The recent bankruptcy of Owens Corning (OWC), a longtime asbestos manufacturer, only made things worse. With Owens Corning insolvent, and fellow building-materials company Armstrong Holdings (ACK) defaulting on $50 million worth of debt, lawyers might try to extract more damages from asbestos-related companies that still have cash, including USG.
And as if the asbestos issue wasn't enough, investors not named Buffett have also been spooked by a 35% drop in wallboard prices since the beginning of the year. Most of the price drop can be attributed to a huge jump in wallboard-making capacity nationwide. And the plunge might not be over, since drywall sales hinge on new home construction and remodeling projects. With housing starts expected to decline over the next two years, many analysts suspect drywall prices to fall even further, hurting USG's sales and profits.
But Goldman Sachs analyst Christopher Winham admits it's tough to argue with Buffett. The Sage of Omaha has built a great track record (excluding 1999) by investing in undervalued companies that have solid businesses. USG seems to fit that category. It's the nation's largest wallboard manufacturer, controlling about one-third of the $3 billion market. It spent the 1990s upgrading plants, and recently introduced new wallboard products. The stock trades at a 20% discount to the book value of its own assets, and less than four times consensus 2001 earnings, according to First Call.

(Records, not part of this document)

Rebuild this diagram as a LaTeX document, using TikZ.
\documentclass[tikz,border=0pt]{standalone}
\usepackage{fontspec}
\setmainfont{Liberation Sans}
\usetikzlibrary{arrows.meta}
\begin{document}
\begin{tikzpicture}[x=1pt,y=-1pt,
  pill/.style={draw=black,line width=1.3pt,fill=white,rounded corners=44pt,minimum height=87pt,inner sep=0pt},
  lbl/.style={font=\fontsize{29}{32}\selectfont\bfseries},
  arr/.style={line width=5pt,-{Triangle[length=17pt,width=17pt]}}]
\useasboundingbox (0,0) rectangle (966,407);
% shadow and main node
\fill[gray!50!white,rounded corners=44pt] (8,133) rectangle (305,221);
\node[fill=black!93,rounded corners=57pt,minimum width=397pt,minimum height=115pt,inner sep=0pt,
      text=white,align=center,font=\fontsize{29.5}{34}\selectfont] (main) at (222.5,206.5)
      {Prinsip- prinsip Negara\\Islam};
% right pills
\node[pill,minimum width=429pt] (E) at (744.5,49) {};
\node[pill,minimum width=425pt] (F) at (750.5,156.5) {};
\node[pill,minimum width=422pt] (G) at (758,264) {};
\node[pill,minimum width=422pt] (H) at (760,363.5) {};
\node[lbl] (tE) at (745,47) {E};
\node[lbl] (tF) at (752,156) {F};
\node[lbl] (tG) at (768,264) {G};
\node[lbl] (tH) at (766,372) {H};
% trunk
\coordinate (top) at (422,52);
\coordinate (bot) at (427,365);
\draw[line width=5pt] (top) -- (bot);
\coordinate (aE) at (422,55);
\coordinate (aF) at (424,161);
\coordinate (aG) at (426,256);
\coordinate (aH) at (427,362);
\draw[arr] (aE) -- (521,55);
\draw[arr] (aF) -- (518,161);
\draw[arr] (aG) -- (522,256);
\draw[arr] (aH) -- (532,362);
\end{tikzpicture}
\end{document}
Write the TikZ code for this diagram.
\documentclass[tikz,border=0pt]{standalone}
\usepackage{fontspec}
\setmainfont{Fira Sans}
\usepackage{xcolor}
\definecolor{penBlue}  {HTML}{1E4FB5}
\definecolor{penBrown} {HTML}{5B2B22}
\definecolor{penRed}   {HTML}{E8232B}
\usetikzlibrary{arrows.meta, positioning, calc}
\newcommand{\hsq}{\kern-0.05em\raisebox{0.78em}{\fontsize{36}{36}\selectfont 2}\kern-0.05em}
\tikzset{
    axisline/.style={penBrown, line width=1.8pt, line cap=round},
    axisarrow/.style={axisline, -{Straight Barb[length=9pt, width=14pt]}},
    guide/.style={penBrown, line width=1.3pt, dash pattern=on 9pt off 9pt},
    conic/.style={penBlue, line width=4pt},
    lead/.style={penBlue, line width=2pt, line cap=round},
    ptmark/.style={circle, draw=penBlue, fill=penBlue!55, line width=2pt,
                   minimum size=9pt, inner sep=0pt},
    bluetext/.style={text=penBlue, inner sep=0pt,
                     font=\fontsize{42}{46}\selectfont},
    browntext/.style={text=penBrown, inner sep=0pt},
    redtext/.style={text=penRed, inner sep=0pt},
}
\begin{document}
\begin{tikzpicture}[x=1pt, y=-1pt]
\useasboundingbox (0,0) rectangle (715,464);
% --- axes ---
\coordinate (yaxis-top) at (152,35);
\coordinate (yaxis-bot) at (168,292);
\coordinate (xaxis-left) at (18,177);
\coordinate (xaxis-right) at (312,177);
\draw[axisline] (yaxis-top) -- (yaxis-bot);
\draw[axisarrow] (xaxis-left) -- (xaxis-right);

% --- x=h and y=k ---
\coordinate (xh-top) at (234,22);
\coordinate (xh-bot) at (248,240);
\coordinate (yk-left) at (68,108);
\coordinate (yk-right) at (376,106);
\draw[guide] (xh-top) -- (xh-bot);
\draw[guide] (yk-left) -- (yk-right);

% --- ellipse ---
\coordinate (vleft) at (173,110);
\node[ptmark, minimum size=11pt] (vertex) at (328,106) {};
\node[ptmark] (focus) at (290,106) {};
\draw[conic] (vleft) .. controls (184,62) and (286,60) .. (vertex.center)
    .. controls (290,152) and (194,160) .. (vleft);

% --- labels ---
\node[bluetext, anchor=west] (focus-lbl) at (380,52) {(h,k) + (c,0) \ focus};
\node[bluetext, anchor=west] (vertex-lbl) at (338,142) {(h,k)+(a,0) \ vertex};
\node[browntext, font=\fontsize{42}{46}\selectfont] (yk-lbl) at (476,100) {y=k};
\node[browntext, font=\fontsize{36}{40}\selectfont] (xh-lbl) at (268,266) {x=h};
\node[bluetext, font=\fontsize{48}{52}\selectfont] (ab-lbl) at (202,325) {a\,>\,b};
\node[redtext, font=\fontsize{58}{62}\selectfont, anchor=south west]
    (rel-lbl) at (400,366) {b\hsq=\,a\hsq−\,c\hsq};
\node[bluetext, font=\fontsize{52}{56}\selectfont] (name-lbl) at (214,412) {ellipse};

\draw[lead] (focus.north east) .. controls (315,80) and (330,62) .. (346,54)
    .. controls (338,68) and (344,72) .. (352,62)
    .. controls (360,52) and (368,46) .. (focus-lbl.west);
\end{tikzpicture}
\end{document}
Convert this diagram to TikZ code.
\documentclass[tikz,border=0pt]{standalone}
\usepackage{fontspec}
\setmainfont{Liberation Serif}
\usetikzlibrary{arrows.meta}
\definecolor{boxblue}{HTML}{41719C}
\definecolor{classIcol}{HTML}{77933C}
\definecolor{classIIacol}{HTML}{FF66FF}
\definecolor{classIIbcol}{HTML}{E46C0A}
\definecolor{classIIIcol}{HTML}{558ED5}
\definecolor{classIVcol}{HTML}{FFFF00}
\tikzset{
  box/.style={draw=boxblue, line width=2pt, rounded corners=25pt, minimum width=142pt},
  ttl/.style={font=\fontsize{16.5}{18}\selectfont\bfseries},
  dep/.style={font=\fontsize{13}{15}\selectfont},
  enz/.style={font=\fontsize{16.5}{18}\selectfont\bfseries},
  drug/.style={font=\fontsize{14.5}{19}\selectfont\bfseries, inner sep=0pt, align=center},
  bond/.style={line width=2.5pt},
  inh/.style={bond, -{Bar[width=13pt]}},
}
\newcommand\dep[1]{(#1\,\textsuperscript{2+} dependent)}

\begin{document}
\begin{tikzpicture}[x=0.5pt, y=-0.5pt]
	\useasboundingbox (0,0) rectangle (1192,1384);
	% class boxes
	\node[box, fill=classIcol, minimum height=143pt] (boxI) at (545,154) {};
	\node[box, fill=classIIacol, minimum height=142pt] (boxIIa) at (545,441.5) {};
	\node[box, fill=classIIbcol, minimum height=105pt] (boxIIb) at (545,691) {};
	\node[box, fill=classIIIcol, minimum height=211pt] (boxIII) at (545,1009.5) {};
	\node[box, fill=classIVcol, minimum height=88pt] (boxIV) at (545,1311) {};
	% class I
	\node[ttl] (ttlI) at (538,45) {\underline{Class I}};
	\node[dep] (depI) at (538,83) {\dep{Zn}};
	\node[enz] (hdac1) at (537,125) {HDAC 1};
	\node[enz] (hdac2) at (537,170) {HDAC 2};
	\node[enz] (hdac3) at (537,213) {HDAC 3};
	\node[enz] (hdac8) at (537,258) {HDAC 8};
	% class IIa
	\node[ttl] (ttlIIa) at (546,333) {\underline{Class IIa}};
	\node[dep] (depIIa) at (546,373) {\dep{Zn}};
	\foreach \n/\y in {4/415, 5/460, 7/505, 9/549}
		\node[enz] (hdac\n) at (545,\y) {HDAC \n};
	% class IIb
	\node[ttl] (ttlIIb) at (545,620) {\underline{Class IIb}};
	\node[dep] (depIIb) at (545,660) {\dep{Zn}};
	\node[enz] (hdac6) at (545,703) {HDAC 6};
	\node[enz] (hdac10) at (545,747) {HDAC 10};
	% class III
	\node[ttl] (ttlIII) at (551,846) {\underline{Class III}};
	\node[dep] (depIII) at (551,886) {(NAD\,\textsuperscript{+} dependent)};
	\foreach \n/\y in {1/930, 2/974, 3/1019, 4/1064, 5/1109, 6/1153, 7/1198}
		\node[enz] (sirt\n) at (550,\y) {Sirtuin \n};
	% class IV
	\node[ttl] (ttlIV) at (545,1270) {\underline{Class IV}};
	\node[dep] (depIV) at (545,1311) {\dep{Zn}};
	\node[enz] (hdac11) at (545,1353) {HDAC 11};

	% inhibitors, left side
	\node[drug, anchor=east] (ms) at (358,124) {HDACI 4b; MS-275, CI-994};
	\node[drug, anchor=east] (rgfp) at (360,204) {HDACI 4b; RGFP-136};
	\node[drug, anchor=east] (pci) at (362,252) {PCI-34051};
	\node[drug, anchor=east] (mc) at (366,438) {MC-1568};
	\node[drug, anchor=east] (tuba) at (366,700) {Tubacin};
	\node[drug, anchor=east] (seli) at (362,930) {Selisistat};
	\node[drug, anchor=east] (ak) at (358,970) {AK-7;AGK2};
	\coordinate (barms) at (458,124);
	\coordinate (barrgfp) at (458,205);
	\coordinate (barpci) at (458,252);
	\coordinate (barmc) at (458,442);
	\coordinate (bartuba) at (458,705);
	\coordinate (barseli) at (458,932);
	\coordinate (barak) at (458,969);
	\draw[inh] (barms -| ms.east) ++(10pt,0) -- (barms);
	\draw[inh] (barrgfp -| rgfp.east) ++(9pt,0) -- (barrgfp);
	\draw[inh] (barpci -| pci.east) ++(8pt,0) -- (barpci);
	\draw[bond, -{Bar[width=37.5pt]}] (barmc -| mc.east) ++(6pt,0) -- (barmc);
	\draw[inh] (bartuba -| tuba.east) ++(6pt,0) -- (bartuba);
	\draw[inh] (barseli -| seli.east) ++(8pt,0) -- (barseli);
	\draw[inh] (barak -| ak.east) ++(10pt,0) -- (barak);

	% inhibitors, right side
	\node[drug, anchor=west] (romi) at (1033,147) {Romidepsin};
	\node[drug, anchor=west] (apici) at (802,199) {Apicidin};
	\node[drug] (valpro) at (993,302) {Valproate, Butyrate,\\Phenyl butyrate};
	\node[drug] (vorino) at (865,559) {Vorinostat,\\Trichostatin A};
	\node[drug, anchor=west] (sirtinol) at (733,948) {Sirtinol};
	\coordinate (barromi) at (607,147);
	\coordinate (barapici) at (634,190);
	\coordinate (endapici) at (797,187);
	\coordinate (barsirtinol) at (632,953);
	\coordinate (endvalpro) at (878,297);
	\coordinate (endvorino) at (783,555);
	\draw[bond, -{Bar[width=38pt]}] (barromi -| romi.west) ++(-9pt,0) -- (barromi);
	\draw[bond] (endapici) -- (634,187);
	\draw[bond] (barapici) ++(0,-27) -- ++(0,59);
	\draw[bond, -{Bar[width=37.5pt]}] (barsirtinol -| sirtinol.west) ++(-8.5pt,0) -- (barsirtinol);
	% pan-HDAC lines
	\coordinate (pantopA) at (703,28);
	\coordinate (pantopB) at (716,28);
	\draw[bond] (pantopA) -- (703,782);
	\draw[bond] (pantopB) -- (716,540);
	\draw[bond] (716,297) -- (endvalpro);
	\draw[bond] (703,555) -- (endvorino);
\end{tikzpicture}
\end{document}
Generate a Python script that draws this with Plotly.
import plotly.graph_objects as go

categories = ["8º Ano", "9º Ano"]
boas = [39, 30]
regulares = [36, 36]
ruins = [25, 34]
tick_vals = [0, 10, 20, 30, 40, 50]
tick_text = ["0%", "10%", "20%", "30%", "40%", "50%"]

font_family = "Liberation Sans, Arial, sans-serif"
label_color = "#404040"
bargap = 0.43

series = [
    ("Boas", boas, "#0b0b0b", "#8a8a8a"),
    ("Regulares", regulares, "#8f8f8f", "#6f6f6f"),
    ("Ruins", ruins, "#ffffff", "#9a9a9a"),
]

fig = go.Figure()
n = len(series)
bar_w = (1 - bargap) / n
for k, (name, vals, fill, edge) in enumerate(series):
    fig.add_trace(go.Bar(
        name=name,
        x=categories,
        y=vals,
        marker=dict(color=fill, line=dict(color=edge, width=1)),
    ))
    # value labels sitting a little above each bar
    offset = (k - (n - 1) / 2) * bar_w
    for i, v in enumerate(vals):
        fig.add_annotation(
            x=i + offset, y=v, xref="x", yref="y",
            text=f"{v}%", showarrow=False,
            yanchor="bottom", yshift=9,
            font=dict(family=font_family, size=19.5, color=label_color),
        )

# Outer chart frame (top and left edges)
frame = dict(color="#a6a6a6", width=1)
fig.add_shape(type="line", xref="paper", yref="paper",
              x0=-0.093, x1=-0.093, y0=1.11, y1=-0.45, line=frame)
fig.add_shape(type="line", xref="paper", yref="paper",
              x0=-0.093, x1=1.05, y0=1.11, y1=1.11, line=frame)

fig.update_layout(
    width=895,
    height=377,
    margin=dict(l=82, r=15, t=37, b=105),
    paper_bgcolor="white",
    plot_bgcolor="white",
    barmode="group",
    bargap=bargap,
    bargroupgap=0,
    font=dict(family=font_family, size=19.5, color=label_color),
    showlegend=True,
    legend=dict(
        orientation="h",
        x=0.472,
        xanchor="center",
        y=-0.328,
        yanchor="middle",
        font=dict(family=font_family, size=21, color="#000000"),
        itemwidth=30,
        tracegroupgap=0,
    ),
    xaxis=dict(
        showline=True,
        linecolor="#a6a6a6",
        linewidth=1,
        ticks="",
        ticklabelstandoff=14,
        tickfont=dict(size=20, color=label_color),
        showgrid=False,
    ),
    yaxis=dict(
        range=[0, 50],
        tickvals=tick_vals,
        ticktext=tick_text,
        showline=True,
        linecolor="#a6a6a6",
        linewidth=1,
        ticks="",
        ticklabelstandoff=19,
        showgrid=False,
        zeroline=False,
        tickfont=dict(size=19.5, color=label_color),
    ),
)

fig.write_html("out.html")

Yes, earnings are going down, but they aren't disappearing, and as with all commodity products, the price of wallboard should eventually creep up as some suppliers eliminate inefficient wallboard production lines.
The bond-ratings services don't think USG is going belly up, either. Moody's rates USG's various debt issues around "Baa," meaning the agency thinks there's some risk of default but the company can cover its debt obligations at the moment. However, on Oct. 26, Moody's did announce it might downgrade USG's ratings.
In the end, of course, Warren Buffett isn't someone most of us would feel comfortable betting against. He usually knows more than most investors, and, in the case of USG's liability woes, there's good reason to think that knowledge gap may be even wider than usual.